Anfang bis Mitte des 20. Jahrhunderts gab es in Dreisel das Problem, dass sehr viele Dorfbewohner den gleichen Nachnamen hatten und so der Familienname seine Funktion als eindeutiges Unterscheidungsmerkmal oftmals eingebüßt hatte. Beispielsweise hörten in den frühen 1900er Jahren von den ca. 400 Einwohnern immerhin mehr als 50 Personen aus 10 Familien auf den Namen Gauchel. Weitere 40 Dreiseler hießen Patt. Da zudem die Auswahl an gebräuchlichen Vornamen zu jener Zeit deutlich kleiner war als heute, kann man sich leicht vorstellen, dass es im Ort z.B. gleich 5 Josef Gauchels gab - und das, so dachte sicher nicht nur der Briefträger, in einem Dorf ohne Straßennamen! Aus diesem Dilemma halfen sich die erfindungsreichen Dorfbewohner mit einem Trick: Vornamen der Eltern wurden zur Unterscheidung hinzugezogen und die betroffene Person „verlor“ quasi im Volksmund ihren Familiennamen. Beispiel: Ein Franz Gauchel hatte 3 Söhne und 3 Töchter. Die Söhne wurden kurzerhand Franz-Pitter, Franz-Wilhelm und Franz-Gerhard genannt, eine der Töchter Franz-Dröckchen (Gertrud). Die Kinder des Franz-Pitter hießen dann im Dorf nur Franz-Pittersch Anton, Franz-Pittersch Wilhelm usw. Joachim Gauchel, der viel zu dieser Chronik beigetragen hat, wird manchmal noch Franz-Pittersch Joachim genannt. Über diese Dreiseler Eigenart wurde sogar in der Presse berichtet – 1950 erschien zu diesem Thema ein ausführlicher Artikel in der „Siegkreis-Rundschau“. Aus diesem Artikel stammen auch die meisten der vorgenannten Beispiele. Autor war ein Heinrich Schmitt aus Bocholt. Er war der Sohn eines langjährigen Lehrers an der Dreiseler Schule, weshalb er und seine Geschwister auch nur „De Lehrersch“ genannt wurden.

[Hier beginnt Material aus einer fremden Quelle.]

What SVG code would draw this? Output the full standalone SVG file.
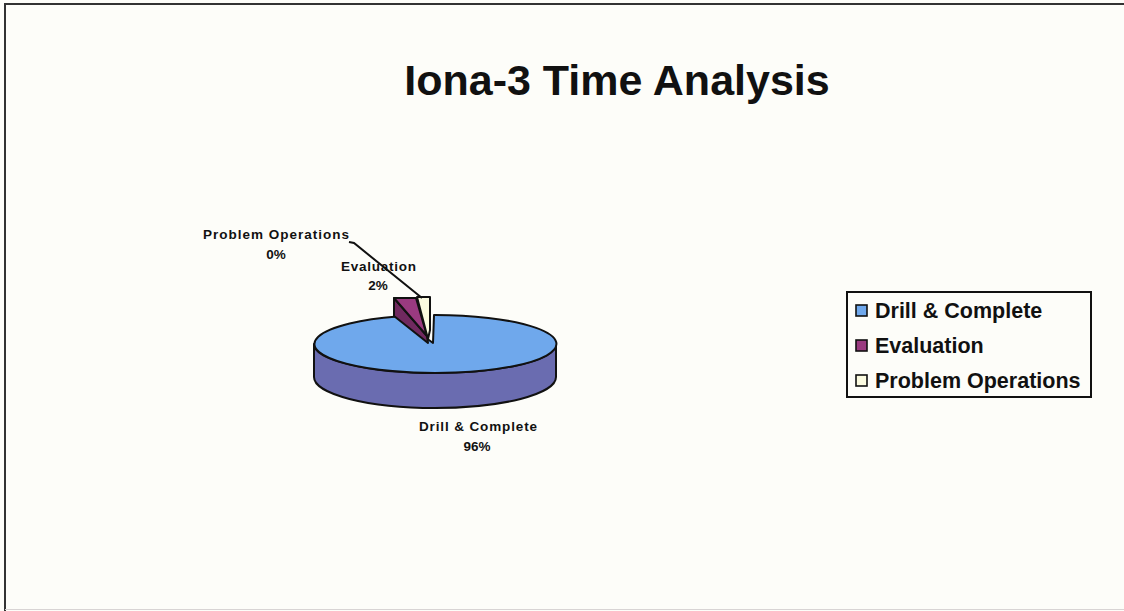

Ein heute noch oft genanntes Beispiel ist der „Emilien Jupp“ (Josef Gauchel, Mutter hieß Emilie), der als fahrender Händler im Dorf und der Umgebung natürlich bestens bekannt war.
Weitere Beispiele: Josephs Heinrich (Heinrich Gauchel), Franz-Pittersch Karl (Karl Gauchel), Pitterchens Karl (Karl Kolb) oder Karlinchens Willi (Willi Gerhards).